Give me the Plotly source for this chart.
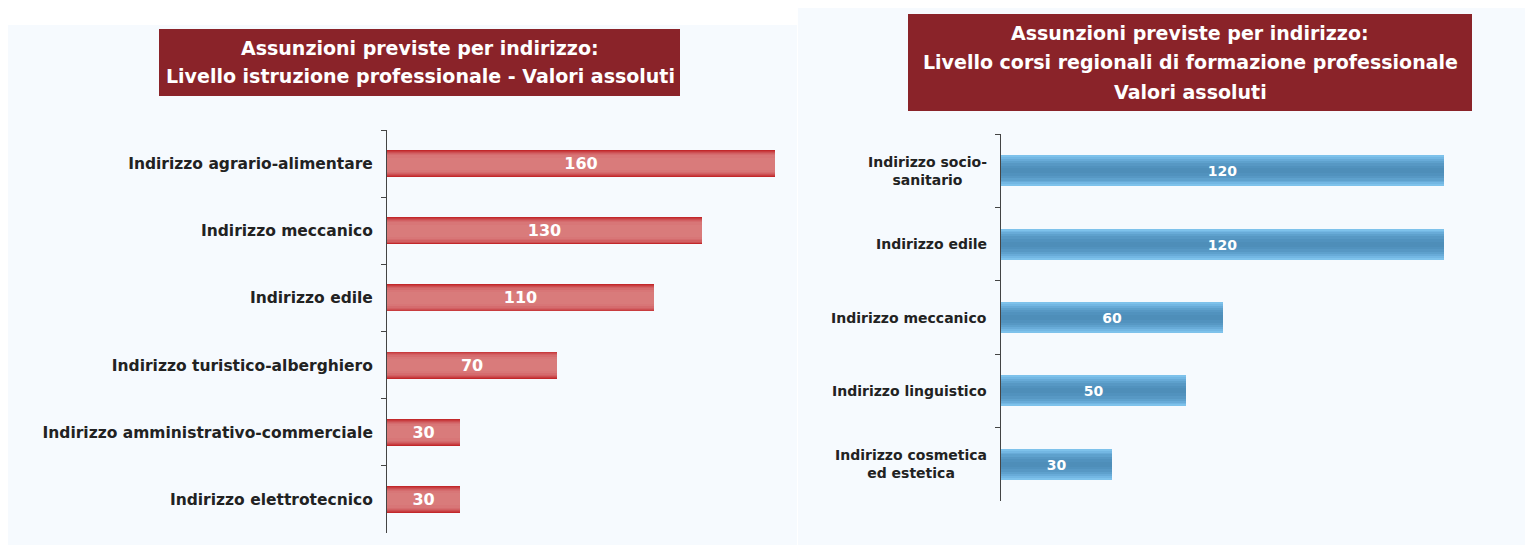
import plotly.graph_objects as go

# the page body adds an 8px margin, so the figure is drawn 8px smaller and shifted
OFF = 8
W, H = 1533 - OFF, 545 - OFF

# left chart: istruzione professionale
left_cats = ["Indirizzo agrario-alimentare", "Indirizzo meccanico", "Indirizzo edile",
             "Indirizzo turistico-alberghiero", "Indirizzo amministrativo-commerciale",
             "Indirizzo elettrotecnico"]
left_vals = [160, 130, 110, 70, 30, 30]

# right chart: corsi regionali di formazione professionale
right_cats = ["Indirizzo socio-<br>sanitario", "Indirizzo edile", "Indirizzo meccanico",
              "Indirizzo linguistico", "Indirizzo cosmetica<br>ed estetica"]
right_vals = [120, 120, 60, 50, 30]

left_title = ["Assunzioni previste per indirizzo:",
              "Livello istruzione professionale - Valori assoluti"]
right_title = ["Assunzioni previste per indirizzo:",
               "Livello corsi regionali di formazione professionale",
               "Valori assoluti"]

FONT = "DejaVu Sans, Verdana, sans-serif"
PANEL = "#F6FAFE"
TITLE_BG = "#8A2329"

# stacked layers fake the shaded (gradient) look of the bars
red_layers = [(0.40, "#C2282B"), (0.375, "#C83C3F"), (0.35, "#CD4F52"), (0.32, "#D26063"),
              (0.29, "#D56C6E"), (0.25, "#D87677"), (0.18, "#D97B7B")]
blue_layers = [(0.42, "#7EC2EB"), (0.37, "#73B7E3"), (0.32, "#68ABD8"), (0.27, "#5EA1CD"),
               (0.21, "#5798C4"), (0.14, "#5192BE"), (0.07, "#4E8EB9")]

fig = go.Figure()

def add_bars(cats, vals, layers, xa, ya, tsize):
    for w, col in layers:
        fig.add_trace(go.Bar(y=cats, x=vals, orientation="h", width=w,
                             marker=dict(color=col, line=dict(width=0)),
                             xaxis=xa, yaxis=ya, hoverinfo="skip", showlegend=False))
    # transparent top layer only carries the value labels
    fig.add_trace(go.Bar(y=cats, x=vals, orientation="h", width=layers[0][0],
                         marker=dict(color="rgba(0,0,0,0)", line=dict(width=0)),
                         text=[str(v) for v in vals], textposition="inside",
                         insidetextanchor="middle", constraintext="none",
                         textfont=dict(family=FONT, size=tsize, color="white", weight="bold"),
                         xaxis=xa, yaxis=ya, showlegend=False))

add_bars(left_cats, left_vals, red_layers, "x", "y", 16)
add_bars(right_cats, right_vals, blue_layers, "x2", "y2", 14)

def px(v):
    return (v - OFF) / W

def py(v):
    return 1 - (v - OFF) / H

shapes = [
    dict(type="rect", xref="paper", yref="paper", x0=0, x1=px(797), y0=0, y1=py(25),
         fillcolor=PANEL, line=dict(width=0), layer="below"),
    dict(type="rect", xref="paper", yref="paper", x0=px(798), x1=1, y0=0, y1=1,
         fillcolor=PANEL, line=dict(width=0), layer="below"),
    dict(type="rect", xref="paper", yref="paper", x0=px(159), x1=px(680), y0=py(96), y1=py(29),
         fillcolor=TITLE_BG, line=dict(width=0), layer="below"),
    dict(type="rect", xref="paper", yref="paper", x0=px(908), x1=px(1472), y0=py(111), y1=py(14),
         fillcolor=TITLE_BG, line=dict(width=0), layer="below"),
]

annotations = []
for line, yy in zip(left_title, [48, 76]):
    annotations.append(dict(text=line, xref="paper", yref="paper", x=px(420), y=py(yy),
                            showarrow=False, xanchor="center", yanchor="middle",
                            font=dict(family=FONT, size=19, color="white", weight="bold")))
for line, yy in zip(right_title, [33, 62, 92]):
    annotations.append(dict(text=line, xref="paper", yref="paper", x=px(1190), y=py(yy),
                            showarrow=False, xanchor="center", yanchor="middle",
                            font=dict(family=FONT, size=19, color="white", weight="bold")))
# right category labels as centred annotations
for c in right_cats:
    annotations.append(dict(text=c, xref="paper", yref="y2", x=px(989), y=c, showarrow=False,
                            xanchor="right", yanchor="middle", align="center",
                            font=dict(family=FONT, size=14, color="#222222", weight="bold")))

fig.update_layout(
    width=W, height=H, margin=dict(l=0, r=0, t=0, b=0),
    paper_bgcolor="white", plot_bgcolor="rgba(0,0,0,0)",
    barmode="overlay", bargap=0, showlegend=False,
    shapes=shapes, annotations=annotations,
    xaxis=dict(domain=[px(387), px(797)], range=[0, 169], visible=False),
    yaxis=dict(domain=[py(533), py(130)], anchor="x", type="category", autorange="reversed",
               showline=True, linecolor="#444444", linewidth=1, ticks="outside", ticklen=5,
               tickcolor="#444444", tickson="boundaries", showgrid=False, zeroline=False,
               ticklabelstandoff=10,
               tickfont=dict(family=FONT, size=15.5, color="#222222", weight="bold")),
    xaxis2=dict(domain=[px(1001), 1], range=[0, 144], visible=False, anchor="y2"),
    yaxis2=dict(domain=[py(501), py(134)], anchor="x2", type="category", autorange="reversed",
                showline=True, linecolor="#444444", linewidth=1, ticks="outside", ticklen=5,
                tickcolor="#444444", tickson="boundaries", showgrid=False, zeroline=False,
                showticklabels=False),
)

fig.write_html("out.html")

» **What you have to do**:
From the first line above through the line containing "right_vals = [120, 120, 60, 50, 30]", copy everything exactly, without the pictures.

» **Result below**:
Give me the Plotly source for this chart.
import plotly.graph_objects as go

# the page body adds an 8px margin, so the figure is drawn 8px smaller and shifted
OFF = 8
W, H = 1533 - OFF, 545 - OFF

# left chart: istruzione professionale
left_cats = ["Indirizzo agrario-alimentare", "Indirizzo meccanico", "Indirizzo edile",
             "Indirizzo turistico-alberghiero", "Indirizzo amministrativo-commerciale",
             "Indirizzo elettrotecnico"]
left_vals = [160, 130, 110, 70, 30, 30]

# right chart: corsi regionali di formazione professionale
right_cats = ["Indirizzo socio-<br>sanitario", "Indirizzo edile", "Indirizzo meccanico",
              "Indirizzo linguistico", "Indirizzo cosmetica<br>ed estetica"]
right_vals = [120, 120, 60, 50, 30]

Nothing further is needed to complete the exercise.